Philippe Dallier souligne la faiblesse de l’État dans les banlieues, et s’appuie notamment sur le rapport parlementaire « édifiant » rendu récemment par François Cornut-Gentille (LR) et Rodrigue Kokouendo (LREM) sur l’incurie de l’État en Seine-Saint-Denis : « Chez nous, l’État est en-dessous de tout dans nos commissariats, dont on nous a d’ailleurs annoncé que prochainement certains seront fermés la nuit, pour mutualiser le peu de moyens. Et que dire du tribunal de Bobigny, seconde juridiction de France, croulant sous les dossiers dont bon nombre sont classés sans suite ou font l’objet d’un simple rappel à la loi quand certains se traduiraient ailleurs, à la première incartade, par 6 mois de prison ferme.
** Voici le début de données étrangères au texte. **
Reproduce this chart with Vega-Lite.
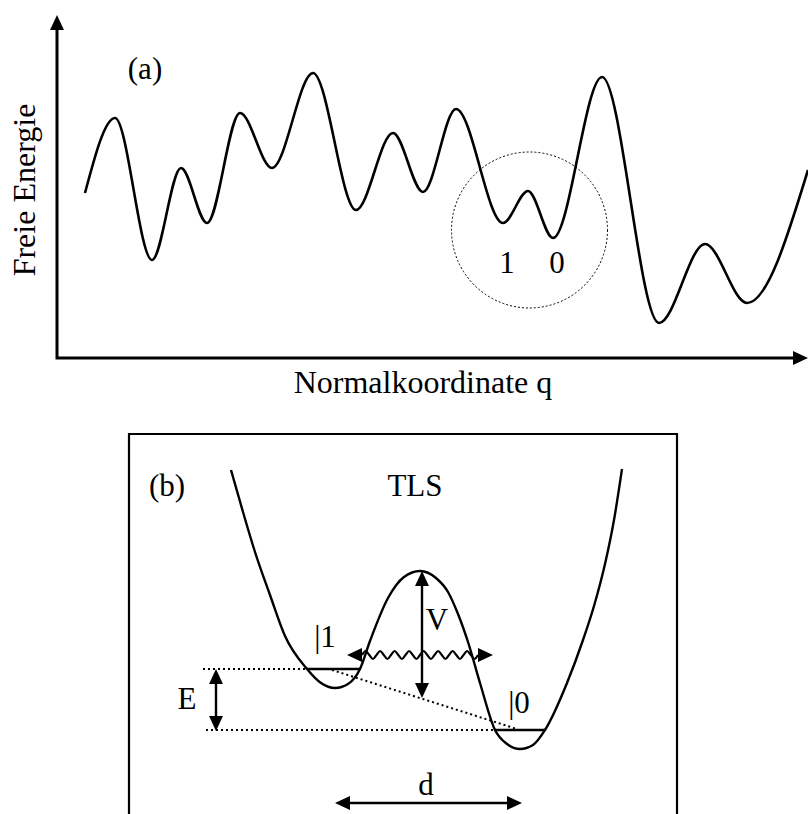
{
  "$schema": "https://vega.github.io/schema/vega-lite/v6.json",
  "width": 808,
  "height": 814,
  "padding": 0,
  "autosize": {"type": "none"},
  "background": "white",
  "config": {"view": {"stroke": null}},
  "datasets": {
    "curveA": [
      {"x": 85, "y": 193}, {"x": 115, "y": 118}, {"x": 152, "y": 260}, {"x": 181, "y": 168},
      {"x": 207, "y": 223}, {"x": 240, "y": 113}, {"x": 272, "y": 168}, {"x": 313, "y": 73},
      {"x": 356, "y": 210}, {"x": 393, "y": 133}, {"x": 423, "y": 192}, {"x": 456, "y": 109},
      {"x": 503, "y": 223}, {"x": 528, "y": 191}, {"x": 553, "y": 238}, {"x": 602, "y": 77},
      {"x": 659, "y": 323}, {"x": 705, "y": 244}, {"x": 747, "y": 303}, {"x": 808, "y": 170}
    ],
    "curveB": [
      {"x": 231, "y": 470}, {"x": 243, "y": 512}, {"x": 255, "y": 552}, {"x": 270, "y": 595},
      {"x": 285, "y": 636}, {"x": 307, "y": 669}, {"x": 321, "y": 683}, {"x": 335, "y": 688},
      {"x": 348, "y": 684}, {"x": 360, "y": 669}, {"x": 370, "y": 641}, {"x": 388, "y": 598},
      {"x": 404, "y": 577}, {"x": 420, "y": 571}, {"x": 436, "y": 578}, {"x": 448, "y": 592},
      {"x": 458, "y": 614}, {"x": 468, "y": 642}, {"x": 480, "y": 683}, {"x": 495, "y": 730},
      {"x": 507, "y": 744}, {"x": 520, "y": 749}, {"x": 533, "y": 745}, {"x": 545, "y": 730},
      {"x": 567, "y": 683}, {"x": 583, "y": 640}, {"x": 594, "y": 606}, {"x": 605, "y": 564},
      {"x": 614, "y": 520}, {"x": 622, "y": 469}
    ],
    "wave": [
      {"x": 362, "y": 655}, {"x": 365.6, "y": 651}, {"x": 369.3, "y": 655}, {"x": 372.9, "y": 659},
      {"x": 376.5, "y": 655}, {"x": 380.1, "y": 651}, {"x": 383.8, "y": 655}, {"x": 387.4, "y": 659},
      {"x": 391, "y": 655}, {"x": 394.6, "y": 651}, {"x": 398.3, "y": 655}, {"x": 401.9, "y": 659},
      {"x": 405.5, "y": 655}, {"x": 409.1, "y": 651}, {"x": 412.8, "y": 655}, {"x": 416.4, "y": 659},
      {"x": 420, "y": 655}, {"x": 423.6, "y": 651}, {"x": 427.3, "y": 655}, {"x": 430.9, "y": 659},
      {"x": 434.5, "y": 655}, {"x": 438.1, "y": 651}, {"x": 441.8, "y": 655}, {"x": 445.4, "y": 659},
      {"x": 449, "y": 655}, {"x": 452.6, "y": 651}, {"x": 456.3, "y": 655}, {"x": 459.9, "y": 659},
      {"x": 463.5, "y": 655}, {"x": 467.1, "y": 651}, {"x": 470.8, "y": 655}, {"x": 474.4, "y": 659},
      {"x": 478, "y": 655}
    ],
    "axes": [
      {"i": 0, "x": 57, "y": 22.5}, {"i": 1, "x": 57, "y": 358}, {"i": 2, "x": 800.5, "y": 358}
    ],
    "frame": [
      {"i": 0, "x": 129, "y": 814}, {"i": 1, "x": 129, "y": 434},
      {"i": 2, "x": 677, "y": 434}, {"i": 3, "x": 677, "y": 814}
    ],
    "segs": [
      {"g": "level1", "i": 0, "x": 307, "y": 669}, {"g": "level1", "i": 1, "x": 360, "y": 669},
      {"g": "level0", "i": 0, "x": 495, "y": 730}, {"g": "level0", "i": 1, "x": 545, "y": 730},
      {"g": "E", "i": 0, "x": 216, "y": 676.5}, {"g": "E", "i": 1, "x": 216, "y": 723.5},
      {"g": "V", "i": 0, "x": 422, "y": 578.5}, {"g": "V", "i": 1, "x": 422, "y": 690.5},
      {"g": "d", "i": 0, "x": 342.5, "y": 803}, {"g": "d", "i": 1, "x": 514.5, "y": 803}
    ],
    "dots": [
      {"g": "upper", "i": 0, "x": 203, "y": 669}, {"g": "upper", "i": 1, "x": 307, "y": 669},
      {"g": "lower", "i": 0, "x": 206, "y": 730}, {"g": "lower", "i": 1, "x": 495, "y": 730},
      {"g": "diag", "i": 0, "x": 332, "y": 670}, {"g": "diag", "i": 1, "x": 517, "y": 729}
    ],
    "heads": [
      {"dir": "up", "x": 57, "y": 22.5},
      {"dir": "right", "x": 800.5, "y": 358},
      {"dir": "up", "x": 216, "y": 676.5},
      {"dir": "down", "x": 216, "y": 723.5},
      {"dir": "up", "x": 422, "y": 578.5},
      {"dir": "down", "x": 422, "y": 690.5},
      {"dir": "left", "x": 354.5, "y": 655},
      {"dir": "right", "x": 485.5, "y": 655},
      {"dir": "left", "x": 342.5, "y": 803},
      {"dir": "right", "x": 514.5, "y": 803}
    ],
    "circle": [{"x": 529.5, "y": 230}],
    "labels": [
      {"t": "(a)", "x": 145, "y": 79},
      {"t": "1", "x": 507, "y": 273},
      {"t": "0", "x": 557, "y": 273},
      {"t": "(b)", "x": 167, "y": 496},
      {"t": "TLS", "x": 415, "y": 496},
      {"t": "V", "x": 437, "y": 630},
      {"t": "|1", "x": 325, "y": 647},
      {"t": "|0", "x": 519, "y": 713},
      {"t": "E", "x": 187, "y": 709},
      {"t": "d", "x": 426, "y": 795}
    ],
    "xlabel": [{"t": "Normalkoordinate q", "x": 423, "y": 393}],
    "ylabel": [{"t": "Freie Energie", "x": 35, "y": 190}]
  },
  "encoding": {
    "x": {"field": "x", "type": "quantitative", "scale": {"domain": [0, 808], "nice": false, "zero": false}, "axis": null},
    "y": {"field": "y", "type": "quantitative", "scale": {"domain": [0, 814], "nice": false, "zero": false, "reverse": true}, "axis": null}
  },
  "layer": [
    {
      "data": {"name": "curveA"},
      "mark": {"type": "line", "interpolate": "monotone", "color": "black", "strokeWidth": 2.6}
    },
    {
      "data": {"name": "axes"},
      "mark": {"type": "line", "color": "black", "strokeWidth": 3, "strokeJoin": "miter"},
      "encoding": {"order": {"field": "i", "type": "quantitative"}}
    },
    {
      "data": {"name": "circle"},
      "mark": {"type": "point", "shape": "circle", "size": 24336, "filled": false, "stroke": "black", "strokeWidth": 1, "strokeDash": [2, 2], "opacity": 1}
    },
    {
      "data": {"name": "frame"},
      "mark": {"type": "line", "color": "black", "strokeWidth": 2.2, "strokeJoin": "miter"},
      "encoding": {"order": {"field": "i", "type": "quantitative"}}
    },
    {
      "data": {"name": "dots"},
      "mark": {"type": "line", "color": "black", "strokeWidth": 2, "strokeDash": [2, 3]},
      "encoding": {"detail": {"field": "g"}, "order": {"field": "i", "type": "quantitative"}}
    },
    {
      "data": {"name": "curveB"},
      "mark": {"type": "line", "interpolate": "monotone", "color": "black", "strokeWidth": 2.4}
    },
    {
      "data": {"name": "segs"},
      "mark": {"type": "line", "color": "black", "strokeWidth": 2.4},
      "encoding": {"detail": {"field": "g"}, "order": {"field": "i", "type": "quantitative"}}
    },
    {
      "data": {"name": "wave"},
      "mark": {"type": "line", "interpolate": "monotone", "color": "black", "strokeWidth": 2.2}
    },
    {
      "data": {"name": "heads"},
      "mark": {"type": "point", "filled": true, "color": "black", "size": 225, "opacity": 1},
      "encoding": {
        "shape": {
          "field": "dir", "type": "nominal", "legend": null,
          "scale": {
            "domain": ["up", "down", "left", "right"],
            "range": ["M0,-1L0.93,1L-0.93,1Z", "M0,1L0.93,-1L-0.93,-1Z", "M-1,0L1,-0.93L1,0.93Z", "M1,0L-1,-0.93L-1,0.93Z"]
          }
        }
      }
    },
    {
      "data": {"name": "labels"},
      "mark": {"type": "text", "font": "Liberation Serif", "fontSize": 31, "align": "center", "baseline": "alphabetic", "color": "black"},
      "encoding": {"text": {"field": "t"}}
    },
    {
      "data": {"name": "xlabel"},
      "mark": {"type": "text", "font": "Liberation Serif", "fontSize": 32, "align": "center", "baseline": "alphabetic", "color": "black"},
      "encoding": {"text": {"field": "t"}}
    },
    {
      "data": {"name": "ylabel"},
      "mark": {"type": "text", "font": "Liberation Serif", "fontSize": 32, "align": "center", "baseline": "alphabetic", "angle": 270, "color": "black"},
      "encoding": {"text": {"field": "t"}}
    }
  ]
}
Où est l’égalité républicaine dans ces conditions ? »

Le sénateur met en garde le chef de l’État et rappelle l’urgence de la situation : « Si nous n’y prenons garde, dans moins de 20 ans, ce département sera un immense ghetto ethnique de deux millions d’habitants où ne vivront plus que ceux qui ne peuvent faire autrement ou ceux qui viendront y chercher un modèle communautariste conforme à leurs aspirations qui aura supplanté notre modèle républicain ».

L’élu alerte sur la situation éducative, le manque d’équipements sportifs et sur la propagation du communautarisme dans son département. « Dans ces conditions, l’entrisme des islamistes radicaux dans nos associations, lorsqu’ils ne créent pas les leurs, se fait lentement mais sûrement et partout. Il y a trois ans, aux Pavillons-sous-Bois, on m’a amené des photos de jeunes adultes en train de prier sur le terrain de football, au vu et au su de tout le monde, dans le silence gêné pour ne pas dire plus des éducateurs sportifs. Alors que nous peinons déjà à trouver des bénévoles dans nos associations, par qui les remplacerons-nous lorsque, découragés, ils abandonneront ? Avec quels moyens ? Si nous n’encadrons pas les jeunes mieux que nous ne le faisons, la partie est perdue ».

Philippe Dallier appelle à la responsabilité de l’État : « Nous ne demandons pas l’aumône. Politique de la ville ou politique de droits communs, plan banlieue ou autre appellation, peu importe les termes. Face à pareil constat il est de votre responsabilité d’affronter résolument et fermement ces problèmes qui engagent l’avenir de la Nation toute entière et d’y apporter des solutions qui demanderont évidemment des moyens financiers. Ne faites pas l’erreur de croire que la seule amélioration de la situation économique du pays et la baisse du taux de chômage dans ces quartiers serait le remède à tous leurs maux. Le principal problème n’est malheureusement plus celui-là même s’il reste très important ».

Pour conclure, le sénateur LR rappelle à Emmanuel Macron la promesse qu’il avait faite durant sa campagne présidentielle : de faire « disparaître ce département en tant que collectivité territoriale au profit d’une métropole qui seule permettra de rendre effective la promesse républicaine de l’égalité territoriale ».